Di lui conosciamo bene i due volti: quello che proclama «Tu sei il Cristo» e quello che, nel giro di pochissimo tempo, per paura dice «Non lo conosco». Lo stesso cuore si accende e si spegne nel giro di un respiro. E in questo ci riconosciamo: chiunque abbia provato a vivere una fede autentica sa che non esiste un cammino lineare, ma un percorso che richiede pazienza e onestà. La fiducia alterna slanci e smarrimenti; il coraggio può dissolversi in un istante, lasciando emergere la fragilità. Il rinnegamento non è solo la notte più buia di Pietro, ma un punto di verità. Il dolore non mente, e in quel crollo egli scopre ciò che comprendiamo quando tocchiamo il fondo.

Il Vangelo racconta che, dopo il terzo rinnegamento, il Signore si voltò e fissò lo sguardo su Pietro. $ uno dei momenti più struggenti della narrativa evangelica: in quello sguardo Pietro lesse tutta la gravità del suo errore, un’occhiata non di rimprovero ma che rivela e che dice: “Io ti conosco.
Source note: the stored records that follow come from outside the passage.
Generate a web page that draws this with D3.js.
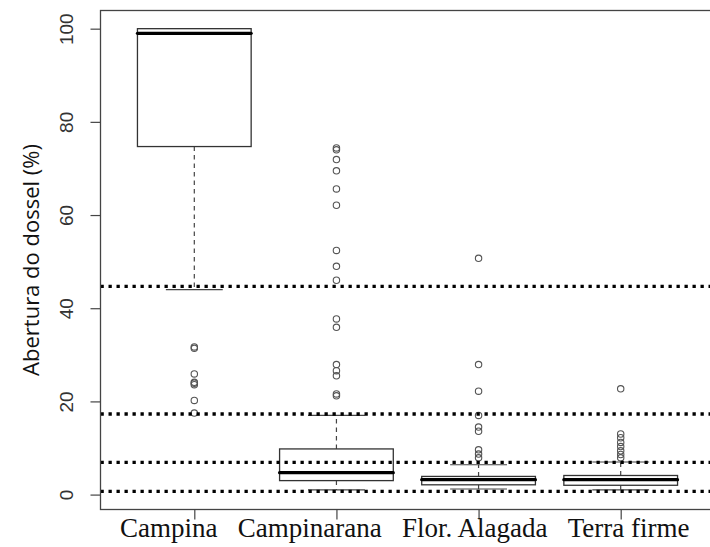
<!DOCTYPE html>
<html lang="pt">
  <head>
    <meta charset="UTF-8" />
    <title>Abertura do dossel</title>
    <script src="https://d3js.org/d3.v7.min.js"></script>
    <style>
      body {
        margin: 0;
        background: #fff;
      }
      svg {
        display: block;
      }
      .tick-label {
        font-family: "Liberation Sans", Arial, sans-serif;
        font-size: 19px;
        fill: #333;
      }
      .y-title {
        font-family: "Open Sans", sans-serif;
        font-size: 22px;
        fill: #111;
      }
      .x-title {
        font-family: "Liberation Serif", "Times New Roman", serif;
        font-size: 27px;
        fill: #111;
      }
    </style>
  </head>
  <body>
    <svg width="710" height="547"></svg>
    <script>
      // values
      const categories = ["Campina", "Campinarana", "Flor. Alagada", "Terra firme"];
      const whiskerLow = [44.0, 1.0, 1.2, 1.0];
      const q1 = [74.7, 3.0, 2.1, 2.0];
      const median = [99.0, 4.7, 3.2, 3.2];
      const q3 = [100, 9.8, 3.9, 4.1];
      const whiskerHigh = [100, 17.0, 6.4, 7.0];
      const outliers = [
        [31.7, 31.4, 25.9, 24.1, 23.9, 23.6, 20.2, 17.5],
        [74.4, 74.0, 71.9, 69.5, 65.6, 62.1, 52.4, 49.0, 46.0, 37.7, 35.9, 27.9, 26.6, 25.5, 21.6, 21.2],
        [50.7, 27.9, 22.2, 17.0, 14.5, 13.6, 9.6, 8.7, 7.9],
        [22.7, 13.0, 12.2, 11.2, 10.3, 9.4, 8.6, 7.9]
      ];
      const refLines = [44.7, 17.3, 6.9, 0.7];
      const yTicks = [0, 20, 40, 60, 80, 100];

      const svg = d3.select("svg");
      const frame = { left: 100.5, top: 10.5, right: 714.5, bottom: 509.5 };

      // R-style usr ranges (4% padding)
      const x = d3.scaleLinear().domain([0.34, 4.66]).range([frame.left, frame.right]);
      const y = d3.scaleLinear().domain([-3.2, 103.9]).range([frame.bottom, frame.top]);

      const boxes = categories.map((c, i) => ({
        name: c,
        pos: i + 1,
        lo: whiskerLow[i],
        q1: q1[i],
        med: median[i],
        q3: q3[i],
        hi: whiskerHigh[i],
        out: outliers[i]
      }));

      const g = svg.append("g");
      const halfBox = 0.4, halfCap = 0.2;

      // whiskers (dashed)
      g.selectAll(".wlo")
        .data(boxes)
        .join("line")
        .attr("x1", (d) => x(d.pos))
        .attr("x2", (d) => x(d.pos))
        .attr("y1", (d) => y(d.q1))
        .attr("y2", (d) => y(d.lo))
        .attr("stroke", "#444")
        .attr("stroke-width", 1.2)
        .attr("stroke-dasharray", "4.5,4");
      g.selectAll(".whi")
        .data(boxes.filter((d) => d.hi > d.q3))
        .join("line")
        .attr("x1", (d) => x(d.pos))
        .attr("x2", (d) => x(d.pos))
        .attr("y1", (d) => y(d.q3))
        .attr("y2", (d) => y(d.hi))
        .attr("stroke", "#444")
        .attr("stroke-width", 1.2)
        .attr("stroke-dasharray", "4.5,4");

      // staples
      ["lo", "hi"].forEach((k) => {
        g.selectAll(".cap-" + k)
          .data(boxes)
          .join("line")
          .attr("x1", (d) => x(d.pos - halfCap))
          .attr("x2", (d) => x(d.pos + halfCap))
          .attr("y1", (d) => y(d[k]))
          .attr("y2", (d) => y(d[k]))
          .attr("stroke", "#444")
          .attr("stroke-width", 1.2);
      });

      // boxes
      g.selectAll(".box")
        .data(boxes)
        .join("rect")
        .attr("x", (d) => x(d.pos - halfBox))
        .attr("width", (d) => x(d.pos + halfBox) - x(d.pos - halfBox))
        .attr("y", (d) => y(d.q3))
        .attr("height", (d) => y(d.q1) - y(d.q3))
        .attr("fill", "#fff")
        .attr("stroke", "#333")
        .attr("stroke-width", 1.3);

      // medians
      g.selectAll(".med")
        .data(boxes)
        .join("line")
        .attr("x1", (d) => x(d.pos - halfBox))
        .attr("x2", (d) => x(d.pos + halfBox))
        .attr("y1", (d) => y(d.med))
        .attr("y2", (d) => y(d.med))
        .attr("stroke", "#000")
        .attr("stroke-width", 3.2)
        .attr("stroke-linecap", "round");

      // outliers
      const pts = boxes.flatMap((d) => d.out.map((v) => ({ pos: d.pos, v })));
      g.selectAll(".out")
        .data(pts)
        .join("circle")
        .attr("cx", (d) => x(d.pos))
        .attr("cy", (d) => y(d.v))
        .attr("r", 3.2)
        .attr("fill", "none")
        .attr("stroke", "#555")
        .attr("stroke-width", 1.1);

      // dotted reference lines
      svg.selectAll(".ref")
        .data(refLines)
        .join("line")
        .attr("x1", frame.left)
        .attr("x2", frame.right)
        .attr("y1", (d) => y(d))
        .attr("y2", (d) => y(d))
        .attr("stroke", "#000")
        .attr("stroke-width", 3.3)
        .attr("stroke-dasharray", "3.3,4.7");

      // frame
      svg.append("rect")
        .attr("x", frame.left)
        .attr("y", frame.top)
        .attr("width", frame.right - frame.left)
        .attr("height", frame.bottom - frame.top)
        .attr("fill", "none")
        .attr("stroke", "#444")
        .attr("stroke-width", 1.3);

      // y axis
      const yAxis = svg.append("g")
        .attr("transform", `translate(${frame.left},0)`)
        .call(d3.axisLeft(y).tickValues(yTicks).tickSize(10).tickFormat(d3.format("d")));
      yAxis.select(".domain").remove();
      yAxis.selectAll("line").attr("stroke", "#444").attr("stroke-width", 1.2);
      yAxis.selectAll("text")
        .attr("class", "tick-label")
        .attr("x", null)
        .attr("dy", null)
        .attr("text-anchor", "middle")
        .attr("transform", "translate(-28,0) rotate(-90)");

      // x axis ticks
      const xAxis = svg.append("g")
        .attr("transform", `translate(0,${frame.bottom})`)
        .call(d3.axisBottom(x).tickValues(boxes.map((d) => d.pos)).tickSize(10).tickFormat(""));
      xAxis.select(".domain").remove();
      xAxis.selectAll("line").attr("stroke", "#444").attr("stroke-width", 1.2);

      // x title: group names in one line, centred under the plot
      svg.append("text")
        .attr("class", "x-title")
        .attr("x", (frame.left + 709) / 2)
        .attr("y", 537)
        .attr("text-anchor", "middle")
        .text(categories.join("\u00A0\u00A0\u00A0"));

      // y title
      svg.append("text")
        .attr("class", "y-title")
        .attr("transform", `translate(39,${(frame.top + frame.bottom) / 2}) rotate(-90)`)
        .attr("text-anchor", "middle")
        .text("Abertura do dossel (%)");
    </script>
  </body>
</html>
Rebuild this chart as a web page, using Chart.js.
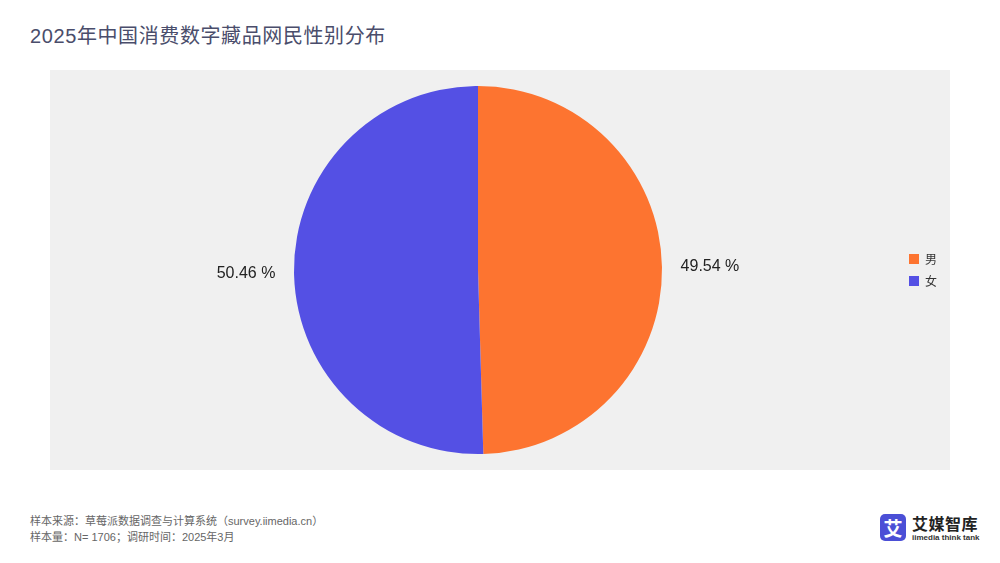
<!DOCTYPE html>
<html>
<head>
<meta charset="utf-8">
<script src="https://cdn.jsdelivr.net/npm/chart.js@4/dist/chart.umd.min.js"></script>
<style>
  body { margin: 0; width: 1000px; height: 563px; background: #fff; position: relative; overflow: hidden;
         font-family: "Liberation Sans", "Noto Sans CJK SC", sans-serif; }
  .title { position: absolute; left: 30px; top: 20px; font-size: 20px; color: #4a4d6b; letter-spacing: 0.6px;
           font-family: "Liberation Sans", "Noto Sans CJK SC", sans-serif; }
  .panel { position: absolute; left: 50px; top: 70px; width: 900px; height: 400px; background: #f0f0f0; }
  .note { position: absolute; left: 30px; font-size: 11px; color: #666; }
  .logo { position: absolute; left: 880px; top: 514px; }
  .logo .mark { position: absolute; left: 0; top: 0; width: 26px; height: 27px; border-radius: 5px; background: #4b4fd6;
                color: #fff; font-size: 19px; font-weight: bold; text-align: center; line-height: 27px;
                font-family: "Noto Sans CJK SC", sans-serif; }
  .logo .name { position: absolute; left: 32px; top: -3px; font-size: 16px; font-weight: bold; color: #222; white-space: nowrap;
                font-family: "Noto Sans CJK SC", sans-serif; letter-spacing: 0.5px; }
  .logo .sub { position: absolute; left: 32px; top: 19px; font-size: 8px; font-weight: bold; color: #333; white-space: nowrap; }
</style>
</head>
<body>
<div class="title">2025年中国消费数字藏品网民性别分布</div>
<div class="panel"><canvas id="chart" width="900" height="400"></canvas></div>
<div class="note" style="top:512px">样本来源：草莓派数据调查与计算系统（survey.iimedia.cn）</div>
<div class="note" style="top:528px">样本量：N= 1706；调研时间：2025年3月</div>
<div class="logo">
  <div class="mark">艾</div>
  <div class="name">艾媒智库</div>
  <div class="sub">iimedia think tank</div>
</div>
<script>
const categories = ["男", "女"];
const shares = [49.54, 50.46];
const colors = ["#fd7430", "#5450e4"];

// percentage labels placed outside each slice
const outsideLabels = {
  id: "outsideLabels",
  afterDatasetsDraw(chart) {
    const ctx = chart.ctx;
    const meta = chart.getDatasetMeta(0);
    ctx.save();
    ctx.font = "16px 'Liberation Sans', sans-serif";
    ctx.fillStyle = "#222";
    ctx.textAlign = "center";
    ctx.textBaseline = "middle";
    meta.data.forEach((arc, i) => {
      const mid = (arc.startAngle + arc.endAngle) / 2;
      const r = arc.outerRadius + 48;
      const x = arc.x + Math.cos(mid) * r;
      const y = arc.y + Math.sin(mid) * r;
      ctx.fillText(shares[i].toFixed(2) + " %", x, y);
    });
    ctx.restore();
  }
};

new Chart(document.getElementById("chart"), {
  type: "pie",
  data: {
    labels: categories,
    datasets: [{
      data: shares,
      backgroundColor: colors,
      borderWidth: 0
    }]
  },
  options: {
    responsive: false,
    animation: false,
    layout: { padding: { top: 16, bottom: 16, left: 7, right: 3 } },
    plugins: {
      legend: {
        position: "right",
        labels: {
          boxWidth: 10,
          boxHeight: 10,
          padding: 10,
          color: "#333",
          font: { size: 12, family: "'Noto Sans CJK SC', sans-serif" }
        }
      },
      tooltip: { enabled: false }
    }
  },
  plugins: [outsideLabels]
});
</script>
</body>
</html>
So chi sei. Anche quando tu vuoi ignorarmi”. Da quel varco nasce il pianto amaro che lo riconsegna alla verità di sé. Il riscatto non è un gesto eclatante, ma avviene con un gesto semplice. Non con eroismi, ma con la volontà sincera di ricominciare. E' quel tornare, quel riconoscere la verità di sé e lasciarsi guardare senza scuse. Proprio come Pietro.

In un tempo come il nostro, che vive la fragilità come sconfitta e il dubbio come vergogna, Pietro ci ricorda che si può essere imperfetti e, nonostante tutto, camminare verso il sacro. La spiritualità non è un recinto per supereroi, ma un orizzonte che accoglie chi lotta, chi cerca, chi cade e trova il coraggio di rialzarsi. La storia di Pietro non appartiene al passato, è la metafora attuale di ciascuno di noi. In lui vediamo la nostra paura, la nostra lotta, il nostro coraggio intermittente. Ci fa comprendere che la vita spirituale nasce dall’onestà e dal coraggio.

Forse il vento che ci scuote non è solo tempesta, ma è anche voce che ci spinge avanti, un po’ più in là, un po’ più in profondità, verso quella ricerca fragile ma autentica con cui, come si dice negli Atti degli Apostoli, ci sforziamo di trovare Dio, “anche a tentoni, per poterlo incontrare, benché non sia lontano da ciascuno di noi”.